Our international programs, our financial aid policies and employment programs comply with all applicable Federal and State laws. However, we will object to and oppose administrative dictates that violate the law and the Constitution and, if necessary, we will work with others to do so in court.

Our Public Safety Officers do not inquire about the immigration status of the members of the Wesleyan community, and they will not do so in the future. Except where we are required to do so by law, we intend to protect our ability to refuse to partner or assist ICE or law enforcement on questions concerning purely immigration status matters. In particular, we are committed to the privacy of all student information, including immigration status.

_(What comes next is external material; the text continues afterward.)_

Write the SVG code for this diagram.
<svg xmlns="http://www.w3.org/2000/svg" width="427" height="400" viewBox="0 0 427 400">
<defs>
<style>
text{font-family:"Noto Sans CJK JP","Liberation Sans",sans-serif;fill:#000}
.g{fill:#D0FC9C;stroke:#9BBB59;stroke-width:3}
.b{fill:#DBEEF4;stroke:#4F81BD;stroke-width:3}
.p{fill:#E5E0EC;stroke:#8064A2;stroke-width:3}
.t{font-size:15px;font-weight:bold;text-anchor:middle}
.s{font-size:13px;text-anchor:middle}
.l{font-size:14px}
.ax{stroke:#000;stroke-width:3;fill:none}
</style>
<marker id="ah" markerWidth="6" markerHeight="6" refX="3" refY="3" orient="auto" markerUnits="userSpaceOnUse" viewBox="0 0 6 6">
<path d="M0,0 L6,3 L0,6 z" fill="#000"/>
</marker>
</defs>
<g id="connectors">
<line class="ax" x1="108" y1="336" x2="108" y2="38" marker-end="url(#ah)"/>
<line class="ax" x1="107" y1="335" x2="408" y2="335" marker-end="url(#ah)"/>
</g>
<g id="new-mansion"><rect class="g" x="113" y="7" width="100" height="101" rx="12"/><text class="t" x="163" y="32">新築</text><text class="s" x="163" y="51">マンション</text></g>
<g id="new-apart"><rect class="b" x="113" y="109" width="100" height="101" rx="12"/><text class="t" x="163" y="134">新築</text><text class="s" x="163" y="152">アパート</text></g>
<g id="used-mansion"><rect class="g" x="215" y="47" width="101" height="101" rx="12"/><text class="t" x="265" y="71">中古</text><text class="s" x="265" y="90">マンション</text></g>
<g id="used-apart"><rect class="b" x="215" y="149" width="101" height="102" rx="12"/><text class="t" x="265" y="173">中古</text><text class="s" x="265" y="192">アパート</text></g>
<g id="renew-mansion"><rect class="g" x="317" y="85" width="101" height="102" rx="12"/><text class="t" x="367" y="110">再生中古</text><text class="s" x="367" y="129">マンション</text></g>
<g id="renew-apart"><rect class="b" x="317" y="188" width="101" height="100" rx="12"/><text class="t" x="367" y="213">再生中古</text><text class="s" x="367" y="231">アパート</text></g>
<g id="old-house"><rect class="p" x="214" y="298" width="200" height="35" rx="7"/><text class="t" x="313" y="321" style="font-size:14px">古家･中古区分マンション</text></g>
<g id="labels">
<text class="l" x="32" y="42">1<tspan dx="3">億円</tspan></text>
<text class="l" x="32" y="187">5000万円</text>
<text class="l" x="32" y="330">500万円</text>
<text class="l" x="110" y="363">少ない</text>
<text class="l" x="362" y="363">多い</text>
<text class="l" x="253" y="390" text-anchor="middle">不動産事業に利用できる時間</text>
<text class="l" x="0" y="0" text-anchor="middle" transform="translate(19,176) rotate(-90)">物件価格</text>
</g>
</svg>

Since our very beginnings, our country has been immeasurably strengthened by immigrants. Turning our backs on those in need today is worse than heartless. Since the passage of the Immigration and Nationality Act of 1965, discrimination on the basis of national origin has been illegal. The idea of a religious test for immigrants from some parts of the world is reprehensible, and we believe it to be unconstitutional. These are matters that will be resolved in the courts. Meanwhile, Wesleyan University will remain steadfast in our commitment to treat immigrants and refugees with the dignity and respect they deserve. This is what we mean when we say we are a Sanctuary Campus.

Wesleyan is an institution of open-minded inquiry and education, and as such we refuse bigotry and demagoguery. As I’ve written before, “being horrified is not enough.” We must take our revulsion against the politics of fear and scapegoating, and turn it into efforts to create inclusive communities that celebrate diversity while building compassionate solidarity.